Daniel Krebühls Untersuchung zeichnet sich durch eine präzise Arbeit mit den gesetzlichen Vorgaben, eine sorgfältige Anwendung der juristischen Auslegungsmethoden und eine klare Gedankenführung aus. Zahlreiche Zwischenergebnisse und Zusammenfassungen erleichtern, wenngleich sie zu gelegentlichen Längen und Wiederholungen führen, die Orientierung. Dass auf manche Fragen auch andere Antworten denkbar erscheinen, liegt in der Natur des Untersuchungsgegenstandes. So erscheinen mir etwa zielförmige bundesraumordnerische Festlegungen zur verkehrlichen Anbindung von Flughäfen nicht per se ausgeschlossen, obschon sie selbstredend die Bundesverkehrswegeplanung nicht zur Umsetzung verpflichten könnten, weil Raumordnung und Fachplanung nicht in einer „Planungshierarchie“ stehen (vgl. hierzu BVerwGE 125, 116 Rn. 67 ff., 76 ff. – Flughafen Berlin-Schönefeld) und daher gegebenenfalls auch nicht sachgerecht wären. Hinsichtlich der Bindungswirkungen bundesraumordnerischer Festlegungen nach § 17 II ROG könnten sich zudem weitere Fragen stellen, insbesondere für den Zeitraum, in dem eine landes- und/oder regionalplanerische Konkretisierung noch nicht stattgefunden hat: Inwieweit sind die Festlegungen nach § 17 II ROG dann beispielsweise für mit der Flughafennutzung konfligierende Raumansprüche von Bedeutung? Daniel Krebühls Arbeit gibt wertvolle Anstöße zum weiteren Nachdenken über diese und weitere Rechtsfragen und leistet damit einen wichtigen Beitrag zum raumordnungsrechtlichen Schrifttum.

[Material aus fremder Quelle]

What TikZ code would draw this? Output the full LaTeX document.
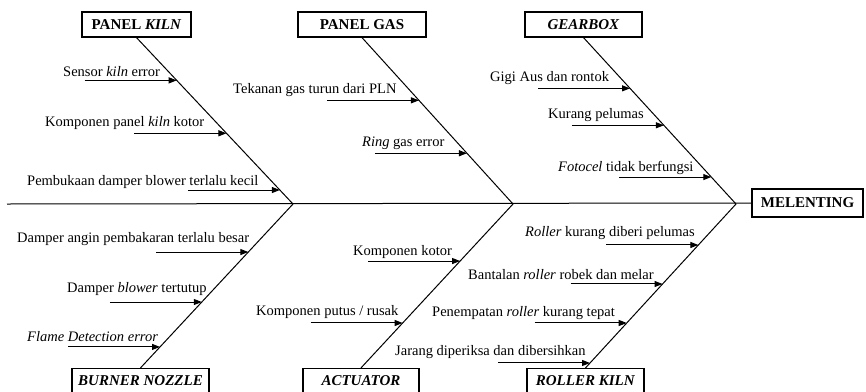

Vollständige bibliographische Angaben des rezensierten Werkes:  
Krebühl, Daniel (2021): Bundesraumordnungspläne für Flughäfen. Voraussetzungen, Inhalte und Bindungswirkungen flughafenbezogener Bundesraumordnungspläne nach § 17 Abs. 2 ROG. Berlin: Duncker & Humblot. = Schriften zum Deutschen und Europäischen Infrastrukturrecht 16. 427 Seiten.